■ **Task goal**:
Copy the data precisely, character for character, and leave out every picture.

■ **Stored data**:
-=-=-
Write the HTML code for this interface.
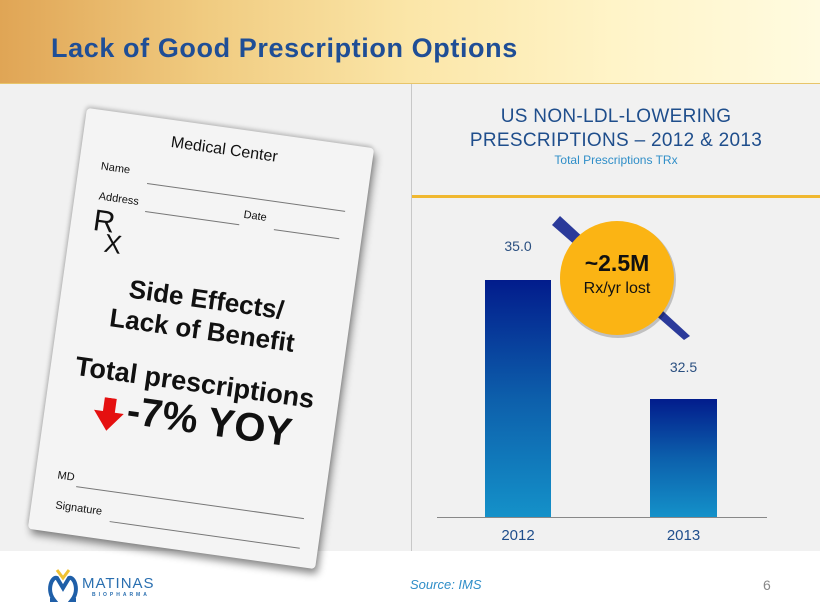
<!DOCTYPE html>
<html><head><meta charset="utf-8"><style>
body{margin:0;width:820px;height:615px;position:relative;overflow:hidden;background:#fff;font-family:"Liberation Sans",sans-serif}
.abs{position:absolute}
#hdr{left:0;top:0;width:820px;height:83px;background:linear-gradient(90deg,#e0a555 0%,#f0cb80 25%,#fbe6a8 50%,#fff4c8 75%,#fffbe0 100%);border-bottom:1px solid #e8c56a}
#panel{left:0;top:84px;width:820px;height:467px;background:#f1f1f1}
#card{left:56px;top:126px;width:290px;height:425px;background:#f4f4f4;transform:rotate(8deg);box-shadow:3px 5px 8px rgba(0,0,0,.45),-1px -2px 4px rgba(0,0,0,.2);border-radius:4px}
#card div{position:absolute;white-space:nowrap;color:#111}
.ln{height:0;border-top:1px solid #777}
</style></head><body>
<div id="hdr" class="abs"></div>
<div class="abs" style="left:51px;top:33px;font-size:27px;font-weight:bold;color:#1f4e96;letter-spacing:0.6px">Lack of Good Prescription Options</div>
<div id="panel" class="abs"></div>
<div class="abs" style="left:411px;top:84px;width:1px;height:467px;background:#c8c8c8"></div>
<div class="abs" style="left:412px;top:195px;width:408px;height:3px;background:#f0b830"></div>
<div class="abs" style="left:412px;top:105px;width:408px;text-align:center;color:#1f4e8c;font-size:19px;line-height:24px;letter-spacing:0.3px">US NON-LDL-LOWERING<br>PRESCRIPTIONS – 2012 &amp; 2013</div>
<div class="abs" style="left:412px;top:153px;width:408px;text-align:center;color:#2f8ec8;font-size:12px">Total Prescriptions TRx</div>

<div id="card" class="abs">
 <div style="left:88px;top:14px;font-size:16px">Medical Center</div>
 <div style="left:22px;top:50px;font-size:11px">Name</div>
 <div class="ln" style="left:70px;top:66px;width:200px"></div>
 <div style="left:24px;top:80px;font-size:11px">Address</div>
 <div class="ln" style="left:72px;top:94px;width:95px"></div>
 <div style="left:170px;top:78px;font-size:11px">Date</div>
 <div class="ln" style="left:202px;top:94px;width:66px"></div>
 <div style="left:22px;top:96px;font-size:30px;line-height:30px">R</div>
 <div style="left:36px;top:118px;font-size:26px;line-height:26px">X</div>
 <div style="left:0;width:290px;text-align:center;top:158px;font-size:26px;font-weight:bold;line-height:31px">Side Effects/<br>Lack of Benefit</div>
 <div style="left:-10px;width:310px;text-align:center;top:242px;font-size:27px;font-weight:bold">Total prescriptions</div>
 <div style="left:48px;top:284px;width:0;height:0"><svg width="32" height="34" style="position:absolute;left:0;top:0"><path d="M10 0 H22 V14 H31 L16 33 L1 14 H10 Z" fill="#e51010"/></svg></div>
 <div style="left:82px;top:272px;font-size:40px;font-weight:bold">-7% YOY</div>
 <div style="left:22px;top:362px;font-size:11px">MD</div>
 <div class="ln" style="left:42px;top:376px;width:230px"></div>
 <div style="left:24px;top:392px;font-size:11px">Signature</div>
 <div class="ln" style="left:80px;top:406px;width:192px"></div>
</div>

<div class="abs" style="left:437px;top:517px;width:330px;height:1px;background:#888"></div>
<div class="abs" style="left:485px;top:280px;width:66px;height:237px;background:linear-gradient(#021c8c,#0d5fab 50%,#1491c9)"></div>
<div class="abs" style="left:650px;top:399px;width:67px;height:118px;background:linear-gradient(#021c8c,#0c60ac 50%,#1491c9)"></div>
<div class="abs" style="left:485px;top:238px;width:66px;text-align:center;font-size:14px;color:#2a4f80">35.0</div>
<div class="abs" style="left:650px;top:359px;width:67px;text-align:center;font-size:14px;color:#2a4f80">32.5</div>
<div class="abs" style="left:485px;top:527px;width:66px;text-align:center;font-size:15px;color:#1f4e8c">2012</div>
<div class="abs" style="left:650px;top:527px;width:67px;text-align:center;font-size:15px;color:#1f4e8c">2013</div>
<svg class="abs" style="left:0;top:0" width="820" height="615">
 <polygon points="552,225 560,216 690,336 684,340" fill="#2b3a9a"/>
 <circle cx="618" cy="280" r="58" fill="#000" opacity=".2"/>
 <circle cx="617" cy="278" r="57" fill="#fbb414"/>
</svg>
<div class="abs" style="left:560px;top:250px;width:114px;text-align:center;font-size:23px;font-weight:bold;color:#111">~2.5M</div>
<div class="abs" style="left:560px;top:280px;width:114px;text-align:center;font-size:16px;color:#111">Rx/yr lost</div>

<svg class="abs" style="left:48px;top:568px" width="30" height="34">
 <path d="M9 2 L15 10 L21 2" stroke="#f1c232" stroke-width="3" fill="none"/>
 <path d="M2 32 L6 32 C-2 22 4 8 9 10 L15 20 L21 10 C26 8 32 22 24 32 L28 32" stroke="#1f5fa8" stroke-width="4" fill="none"/>
</svg>
<div class="abs" style="left:82px;top:575px;font-size:15px;color:#2a6fb0;letter-spacing:1px">MATINAS</div>
<div class="abs" style="left:92px;top:592px;font-size:5px;color:#2a6fb0;letter-spacing:3px;font-weight:bold">BIOPHARMA</div>
<div class="abs" style="left:410px;top:577px;font-size:13px;font-style:italic;color:#2f8ec8">Source:  IMS</div>
<div class="abs" style="left:763px;top:577px;font-size:14px;color:#888">6</div>
</body></html>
-=-=-
■ **Problem solution**:
Write the HTML code for this interface.
<!DOCTYPE html>
<html><head><meta charset="utf-8"><style>
body{margin:0;width:820px;height:615px;position:relative;overflow:hidden;background:#fff;font-family:"Liberation Sans",sans-serif}
.abs{position:absolute}
#hdr{left:0;top:0;width:820px;height:83px;background:linear-gradient(90deg,#e0a555 0%,#f0cb80 25%,#fbe6a8 50%,#fff4c8 75%,#fffbe0 100%);border-bottom:1px solid #e8c56a}
#panel{left:0;top:84px;width:820px;height:467px;background:#f1f1f1}
#card{left:56px;top:126px;width:290px;height:425px;background:#f4f4f4;transform:rotate(8deg);box-shadow:3px 5px 8px rgba(0,0,0,.45),-1px -2px 4px rgba(0,0,0,.2);border-radius:4px}
#card div{position:absolute;white-space:nowrap;color:#111}
.ln{height:0;border-top:1px solid #777}
</style></head><body>
<div id="hdr" class="abs"></div>
<div class="abs" style="left:51px;top:33px;font-size:27px;font-weight:bold;color:#1f4e96;letter-spacing:0.6px">Lack of Good Prescription Options</div>
<div id="panel" class="abs"></div>
<div class="abs" style="left:411px;top:84px;width:1px;height:467px;background:#c8c8c8"></div>
<div class="abs" style="left:412px;top:195px;width:408px;height:3px;background:#f0b830"></div>
<div class="abs" style="left:412px;top:105px;width:408px;text-align:center;color:#1f4e8c;font-size:19px;line-height:24px;letter-spacing:0.3px">US NON-LDL-LOWERING<br>PRESCRIPTIONS – 2012 &amp; 2013</div>
<div class="abs" style="left:412px;top:153px;width:408px;text-align:center;color:#2f8ec8;font-size:12px">Total Prescriptions TRx</div>

<div id="card" class="abs">
 <div style="left:88px;top:14px;font-size:16px">Medical Center</div>
 <div style="left:22px;top:50px;font-size:11px">Name</div>
 <div class="ln" style="left:70px;top:66px;width:200px"></div>
 <div style="left:24px;top:80px;font-size:11px">Address</div>
 <div class="ln" style="left:72px;top:94px;width:95px"></div>
 <div style="left:170px;top:78px;font-size:11px">Date</div>
 <div class="ln" style="left:202px;top:94px;width:66px"></div>
 <div style="left:22px;top:96px;font-size:30px;line-height:30px">R</div>
 <div style="left:36px;top:118px;font-size:26px;line-height:26px">X</div>
 <div style="left:0;width:290px;text-align:center;top:158px;font-size:26px;font-weight:bold;line-height:31px">Side Effects/<br>Lack of Benefit</div>
 <div style="left:-10px;width:310px;text-align:center;top:242px;font-size:27px;font-weight:bold">Total prescriptions</div>
 <div style="left:48px;top:284px;width:0;height:0"><svg width="32" height="34" style="position:absolute;left:0;top:0"><path d="M10 0 H22 V14 H31 L16 33 L1 14 H10 Z" fill="#e51010"/></svg></div>
 <div style="left:82px;top:272px;font-size:40px;font-weight:bold">-7% YOY</div>
 <div style="left:22px;top:362px;font-size:11px">MD</div>
 <div class="ln" style="left:42px;top:376px;width:230px"></div>
 <div style="left:24px;top:392px;font-size:11px">Signature</div>
 <div class="ln" style="left:80px;top:406px;width:192px"></div>
</div>

<div class="abs" style="left:437px;top:517px;width:330px;height:1px;background:#888"></div>
<div class="abs" style="left:485px;top:280px;width:66px;height:237px;background:linear-gradient(#021c8c,#0d5fab 50%,#1491c9)"></div>
<div class="abs" style="left:650px;top:399px;width:67px;height:118px;background:linear-gradient(#021c8c,#0c60ac 50%,#1491c9)"></div>
<div class="abs" style="left:485px;top:238px;width:66px;text-align:center;font-size:14px;color:#2a4f80">35.0</div>
<div class="abs" style="left:650px;top:359px;width:67px;text-align:center;font-size:14px;color:#2a4f80">32.5</div>
<div class="abs" style="left:485px;top:527px;width:66px;text-align:center;font-size:15px;color:#1f4e8c">2012</div>
<div class="abs" style="left:650px;top:527px;width:67px;text-align:center;font-size:15px;color:#1f4e8c">2013</div>
<svg class="abs" style="left:0;top:0" width="820" height="615">
 <polygon points="552,225 560,216 690,336 684,340" fill="#2b3a9a"/>
 <circle cx="618" cy="280" r="58" fill="#000" opacity=".2"/>
 <circle cx="617" cy="278" r="57" fill="#fbb414"/>
</svg>
<div class="abs" style="left:560px;top:250px;width:114px;text-align:center;font-size:23px;font-weight:bold;color:#111">~2.5M</div>
<div class="abs" style="left:560px;top:280px;width:114px;text-align:center;font-size:16px;color:#111">Rx/yr lost</div>

<svg class="abs" style="left:48px;top:568px" width="30" height="34">
 <path d="M9 2 L15 10 L21 2" stroke="#f1c232" stroke-width="3" fill="none"/>
 <path d="M2 32 L6 32 C-2 22 4 8 9 10 L15 20 L21 10 C26 8 32 22 24 32 L28 32" stroke="#1f5fa8" stroke-width="4" fill="none"/>
</svg>
<div class="abs" style="left:82px;top:575px;font-size:15px;color:#2a6fb0;letter-spacing:1px">MATINAS</div>
<div class="abs" style="left:92px;top:592px;font-size:5px;color:#2a6fb0;letter-spacing:3px;font-weight:bold">BIOPHARMA</div>
<div class="abs" style="left:410px;top:577px;font-size:13px;font-style:italic;color:#2f8ec8">Source:  IMS</div>
<div class="abs" style="left:763px;top:577px;font-size:14px;color:#888">6</div>
</body></html>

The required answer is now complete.